Web freedom advocates argue the vote doesn't do that.

Commissioner Michael Copps, a Democrat, signed off on the rules but called them only a "first step in the right direction."

"In my book, today's action could have, and should have, gone further," he said. "Going as far as I would have liked was, however, not in the cards."

For example, he said, the rules won't absolutely prevent broadband providers from "pay for priority" -- giving faster service to those able to pay for it, or to one favored business over another.

Instead, the regulations say those practices "generally violate" nondiscrimination rules.

The vote was along party lines, with the commission's three Democrats voting to "concur" with the rules and its two Republicans voting against them.

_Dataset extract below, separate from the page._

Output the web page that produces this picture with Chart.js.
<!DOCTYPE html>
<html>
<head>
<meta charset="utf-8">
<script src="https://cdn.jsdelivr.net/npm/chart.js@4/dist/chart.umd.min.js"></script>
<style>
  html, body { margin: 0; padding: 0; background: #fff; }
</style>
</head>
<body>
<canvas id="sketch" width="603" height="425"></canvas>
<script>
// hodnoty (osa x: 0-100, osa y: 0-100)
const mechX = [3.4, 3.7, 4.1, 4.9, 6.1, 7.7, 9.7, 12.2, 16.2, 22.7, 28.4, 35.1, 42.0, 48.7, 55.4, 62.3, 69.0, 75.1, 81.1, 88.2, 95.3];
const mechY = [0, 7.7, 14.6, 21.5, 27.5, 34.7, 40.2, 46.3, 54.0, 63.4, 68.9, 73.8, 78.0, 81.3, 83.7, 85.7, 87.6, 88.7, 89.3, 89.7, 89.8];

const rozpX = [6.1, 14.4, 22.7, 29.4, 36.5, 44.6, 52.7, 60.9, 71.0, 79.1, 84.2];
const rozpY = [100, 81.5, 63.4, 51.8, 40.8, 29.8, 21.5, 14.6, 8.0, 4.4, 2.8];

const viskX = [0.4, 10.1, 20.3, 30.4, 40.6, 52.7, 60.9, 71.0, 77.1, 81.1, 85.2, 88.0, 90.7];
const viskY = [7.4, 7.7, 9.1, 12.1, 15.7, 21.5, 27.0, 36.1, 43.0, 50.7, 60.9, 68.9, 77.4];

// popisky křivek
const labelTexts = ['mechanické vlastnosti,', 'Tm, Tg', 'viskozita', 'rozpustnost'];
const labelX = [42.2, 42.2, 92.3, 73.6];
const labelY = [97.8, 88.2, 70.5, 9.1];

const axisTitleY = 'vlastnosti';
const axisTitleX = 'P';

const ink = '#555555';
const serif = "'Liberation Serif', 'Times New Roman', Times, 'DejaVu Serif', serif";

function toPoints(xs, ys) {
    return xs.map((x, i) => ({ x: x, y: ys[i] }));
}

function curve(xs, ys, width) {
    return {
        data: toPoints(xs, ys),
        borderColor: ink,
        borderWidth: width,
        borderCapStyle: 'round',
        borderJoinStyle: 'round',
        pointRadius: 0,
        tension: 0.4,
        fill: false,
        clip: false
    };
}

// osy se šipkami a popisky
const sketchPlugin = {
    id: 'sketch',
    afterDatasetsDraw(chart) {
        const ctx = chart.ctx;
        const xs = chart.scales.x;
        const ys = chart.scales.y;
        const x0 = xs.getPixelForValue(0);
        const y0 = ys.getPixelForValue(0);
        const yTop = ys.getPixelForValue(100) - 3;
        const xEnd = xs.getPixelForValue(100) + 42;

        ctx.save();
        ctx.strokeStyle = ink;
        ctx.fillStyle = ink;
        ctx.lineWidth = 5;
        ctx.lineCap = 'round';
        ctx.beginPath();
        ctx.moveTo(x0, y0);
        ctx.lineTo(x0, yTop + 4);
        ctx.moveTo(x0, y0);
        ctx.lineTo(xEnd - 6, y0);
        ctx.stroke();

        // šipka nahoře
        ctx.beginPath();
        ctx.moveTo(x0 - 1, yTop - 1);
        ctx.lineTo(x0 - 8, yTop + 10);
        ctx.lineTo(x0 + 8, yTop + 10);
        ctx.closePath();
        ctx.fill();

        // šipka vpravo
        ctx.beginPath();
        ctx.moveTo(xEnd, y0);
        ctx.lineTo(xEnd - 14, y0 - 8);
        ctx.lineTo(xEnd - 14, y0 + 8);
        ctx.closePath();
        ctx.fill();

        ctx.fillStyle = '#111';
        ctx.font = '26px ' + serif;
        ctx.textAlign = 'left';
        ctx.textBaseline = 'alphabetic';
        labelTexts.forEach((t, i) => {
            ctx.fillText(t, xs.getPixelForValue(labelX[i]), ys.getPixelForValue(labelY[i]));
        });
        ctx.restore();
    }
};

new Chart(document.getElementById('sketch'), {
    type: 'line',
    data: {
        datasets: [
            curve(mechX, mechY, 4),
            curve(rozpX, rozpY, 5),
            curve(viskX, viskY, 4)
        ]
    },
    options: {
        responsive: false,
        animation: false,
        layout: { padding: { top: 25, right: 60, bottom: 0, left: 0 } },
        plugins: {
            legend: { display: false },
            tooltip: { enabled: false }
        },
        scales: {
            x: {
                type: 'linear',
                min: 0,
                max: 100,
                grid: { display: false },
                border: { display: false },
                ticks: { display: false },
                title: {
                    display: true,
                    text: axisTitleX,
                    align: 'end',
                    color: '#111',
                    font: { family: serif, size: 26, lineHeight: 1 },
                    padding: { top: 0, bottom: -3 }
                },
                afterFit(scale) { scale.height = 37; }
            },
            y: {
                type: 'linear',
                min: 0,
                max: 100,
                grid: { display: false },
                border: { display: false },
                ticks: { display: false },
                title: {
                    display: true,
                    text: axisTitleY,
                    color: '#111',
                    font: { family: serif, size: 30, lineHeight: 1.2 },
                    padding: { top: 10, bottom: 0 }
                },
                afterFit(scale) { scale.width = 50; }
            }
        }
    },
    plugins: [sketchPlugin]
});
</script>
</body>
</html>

Commissioner Robert McDowell, a Republican, called the vote a "radical step" and said it puts the FCC "on a collision course" with the courts, which he predicted will throw the rules out.

"The FCC is not Congress," he said. "We cannot make laws."

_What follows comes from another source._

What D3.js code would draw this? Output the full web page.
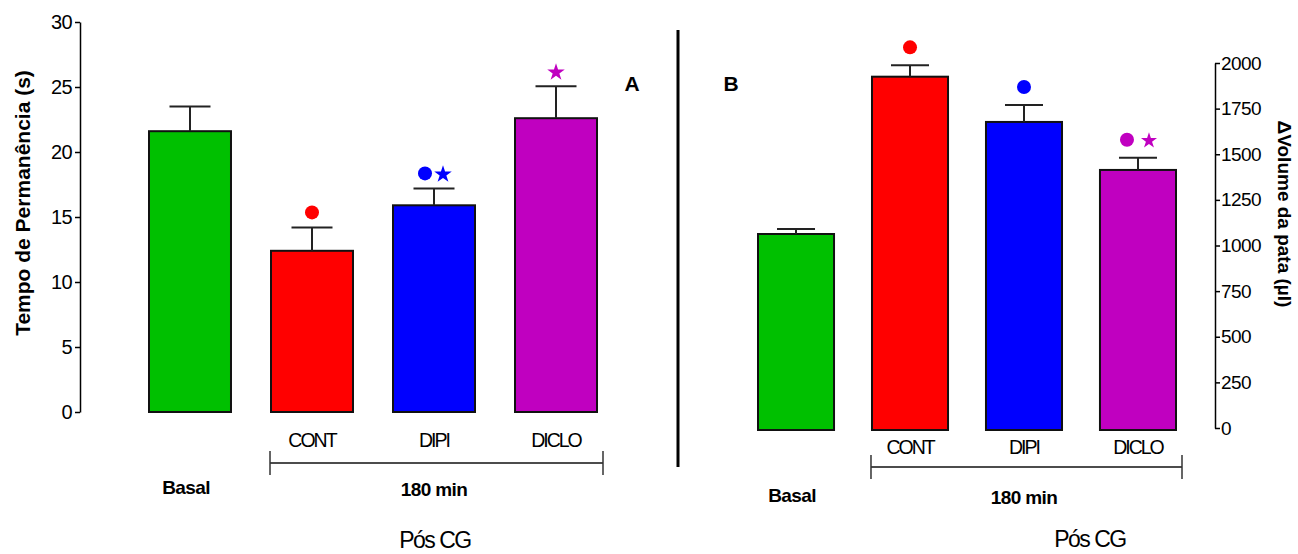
<!DOCTYPE html>
<html>
<head>
<meta charset="utf-8">
<script src="https://cdn.jsdelivr.net/npm/d3@7"></script>
<style>
  body { margin: 0; background: #fff; }
  svg { font-family: "Liberation Sans", Arial, sans-serif; }
  .axis text { fill: #000; }
  .axis path, .axis line { stroke: #000; stroke-width: 1.5; }
</style>
</head>
<body>
<svg id="chart" width="1298" height="554"></svg>
<script>
// groups and colours
const categories = ["Basal", "CONT", "DIPI", "DICLO"];
const barColors = ["#00c000", "#ff0000", "#0000ff", "#c000c0"];

// panel A: tempo de permanencia (s)
const tempoMean = [21.6, 12.4, 15.9, 22.6];
const tempoErr = [1.9, 1.8, 1.3, 2.45];
const tempoTicks = [0, 5, 10, 15, 20, 25, 30];
const tempoMarks = [[], ["circle"], ["circle", "star"], ["star"]];

// panel B: delta volume da pata (ul)
const volumeMean = [1063, 1925, 1677, 1414];
const volumeErr = [27, 62, 93, 67];
const volumeTicks = [0, 250, 500, 750, 1000, 1250, 1500, 1750, 2000];
const volumeMarks = [[], ["circle"], ["circle"], ["circle", "star"]];

const svg = d3.select("#chart");

function panel(opt) {
  const g = svg.append("g");
  const x = d3.scaleBand().domain(categories).range(opt.xRange)
    .paddingInner(opt.pad).paddingOuter(0);
  const y = d3.scaleLinear().domain(opt.yDomain).range(opt.yRange);

  // axis
  const axis = (opt.side === "left" ? d3.axisLeft(y) : d3.axisRight(y))
    .tickValues(opt.ticks).tickFormat(d3.format("d"))
    .tickSize(5).tickSizeOuter(0).tickPadding(opt.tickPad);
  g.append("g").attr("class", "axis")
    .attr("transform", `translate(${opt.axisX},0)`)
    .call(axis)
    .selectAll("text").style("font-size", opt.tickFont + "px")
    .style("letter-spacing", "-0.6px");

  // bars
  g.selectAll("rect.bar").data(categories).enter().append("rect")
    .attr("class", "bar")
    .attr("x", d => x(d))
    .attr("y", (d, i) => y(opt.mean[i]))
    .attr("width", x.bandwidth())
    .attr("height", (d, i) => y(0) - y(opt.mean[i]) + opt.baseExtra)
    .attr("fill", (d, i) => barColors[i])
    .attr("stroke", "#111")
    .attr("stroke-width", 2);

  // upper error bars
  const cap = opt.cap;
  categories.forEach((d, i) => {
    const cx = x(d) + x.bandwidth() / 2;
    const top = y(opt.mean[i] + opt.err[i]);
    g.append("line").attr("x1", cx).attr("x2", cx)
      .attr("y1", y(opt.mean[i])).attr("y2", top)
      .attr("stroke", "#222").attr("stroke-width", 2);
    g.append("line").attr("x1", cx - cap).attr("x2", cx + cap)
      .attr("y1", top).attr("y2", top)
      .attr("stroke", "#222").attr("stroke-width", 2);

    // significance markers
    const marks = opt.marks[i];
    const my = top - opt.markGap;
    marks.forEach((m, k) => {
      const off = marks.length === 1 ? 0 : (k === 0 ? -opt.pairOff : opt.pairOff);
      const mx = cx + off;
      if (m === "circle") {
        g.append("circle").attr("cx", mx).attr("cy", my).attr("r", opt.dotR)
          .attr("fill", barColors[i]);
      } else {
        g.append("path")
          .attr("d", d3.symbol().type(d3.symbolStar).size(opt.starSize)())
          .attr("transform", `translate(${mx},${my + 1})`)
          .attr("fill", barColors[i]);
      }
    });
  });

  // category labels
  categories.forEach((d, i) => {
    const cx = x(d) + x.bandwidth() / 2;
    if (i === 0) {
      g.append("text").attr("x", cx - 4).attr("y", opt.lowY)
        .attr("text-anchor", "middle").style("font-size", "19px")
        .style("font-weight", "bold").style("letter-spacing", "-0.6px").text(d);
    } else {
      g.append("text").attr("x", cx).attr("y", opt.catY)
        .attr("text-anchor", "middle").style("font-size", "19.5px")
        .style("letter-spacing", "-2px").text(d);
    }
  });

  // bracket under treated groups
  const bx0 = x("CONT") - 1, bx1 = x("DICLO") + x.bandwidth() + 6;
  const by = opt.bracketY;
  g.append("line").attr("x1", bx0).attr("x2", bx1).attr("y1", by).attr("y2", by)
    .attr("stroke", "#111").attr("stroke-width", 1.5);
  [bx0, bx1].forEach(bx => g.append("line").attr("x1", bx).attr("x2", bx)
    .attr("y1", by - 12).attr("y2", by + 12).attr("stroke", "#333").attr("stroke-width", 1.5));
  g.append("text").attr("x", x("DIPI") + x.bandwidth() / 2).attr("y", opt.lowY + 2)
    .attr("text-anchor", "middle").style("font-size", "19px")
    .style("font-weight", "bold").style("letter-spacing", "-0.6px").text("180 min");

  g.append("text").attr("x", opt.posX).attr("y", opt.posY)
    .attr("text-anchor", "middle").style("font-size", "23px")
    .style("letter-spacing", "-1.5px").text("Pós CG");

  // panel letter
  g.append("text").attr("x", opt.letterX).attr("y", 91)
    .attr("text-anchor", "middle").style("font-size", "21px")
    .style("font-weight", "bold").text(opt.letter);

  // y title
  g.append("text")
    .attr("transform", `translate(${opt.titleX},${opt.titleY}) rotate(${opt.titleRot})`)
    .attr("text-anchor", "middle").style("font-size", opt.titleFont + "px")
    .style("font-weight", "bold").text(opt.title);
}

panel({
  xRange: [149, 597], pad: 0.328,
  yDomain: [0, 30], yRange: [412, 22], ticks: tempoTicks,
  side: "left", axisX: 80, tickPad: 3, tickFont: 20,
  mean: tempoMean, err: tempoErr, marks: tempoMarks, baseExtra: 0,
  cap: 20.5, markGap: 15, dotR: 7, starSize: 95, pairOff: 9,
  catY: 447, bracketY: 463, lowY: 494, posX: 435, posY: 548,
  letter: "A", letterX: 632,
  title: "Tempo de Permanência (s)", titleX: 30, titleY: 203, titleRot: -90, titleFont: 21
});

panel({
  xRange: [758, 1176], pad: 0.333,
  yDomain: [0, 2000], yRange: [428, 63], ticks: volumeTicks,
  side: "right", axisX: 1215, tickPad: 1, tickFont: 19,
  mean: volumeMean, err: volumeErr, marks: volumeMarks, baseExtra: 2,
  cap: 19, markGap: 18, dotR: 7, starSize: 80, pairOff: 11,
  catY: 454, bracketY: 467, lowY: 502, posX: 1090, posY: 547,
  letter: "B", letterX: 731,
  title: "ΔVolume da pata (µl)", titleX: 1278, titleY: 214, titleRot: 90, titleFont: 19
});

// divider between panels
svg.append("line").attr("x1", 678).attr("x2", 678).attr("y1", 30).attr("y2", 467)
  .attr("stroke", "#000").attr("stroke-width", 3);
</script>
</body>
</html>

Republicans have largely argued the government has no right to interfere with business practices online.

McDowell said "nothing is broken in the internet-access market that needs fixing."

President Barack Obama, in a written statement, called the rules an important part of his administration's goal of advancing "American innovation, economic growth and job creation."

"Today's decision will help preserve the free and open nature of the Internet while encouraging innovation, protecting consumer choice, and defending free speech," Obama said.

As a candidate, Obama pledged to support open-internet policies.

Although the commission approved the rules, Congress could still act to amend or weaken them. Members of the House and Senate, from both sides of the aisle, have expressed concerns for different reasons.

Internet proposal sets off political firestorm

Lawmakers already are considering legislation that would, in effect, repeal the rules. And at least one is threatening to cut off funding to the FCC to implement
the rules.

The proposal also doesn't set the same set of rules for mobile communications as it does for Web-based ones. So, the rules protecting information on a home computer might not keep the same data free on a mobile phone.

Sen. Al Franken, a Minnesota Democrat and one of Congress' most vocal net-neutrality advocates, calls the issue "the most important free-speech issue of our time."

In a column Monday for The Huffington Post, Franken said some of the current proposal's language could actually weaken protections.

"(T)his Tuesday, when the FCC meets to discuss this badly flawed proposal, I'll be watching," he wrote. "If they approve it as is, I'll be outraged. And you should be, too."

Copps, however, said that "if vigilantly and vigorously implemented by the commission -- and if upheld by the courts -- it could represent an important milestone in the ongoing struggle to safeguard the awesome opportunity-creating power of the open internet."

Genachowski, the FCC chairman argued that currently there are no rules governing internet freedom and that the regulations strike a balance between the two extremes of opinion. He also noted they include new rules for mobile that address some critics' concerns.

He called the policies "high-level rules of the road" and called internet freedom an ongoing issue for the commission.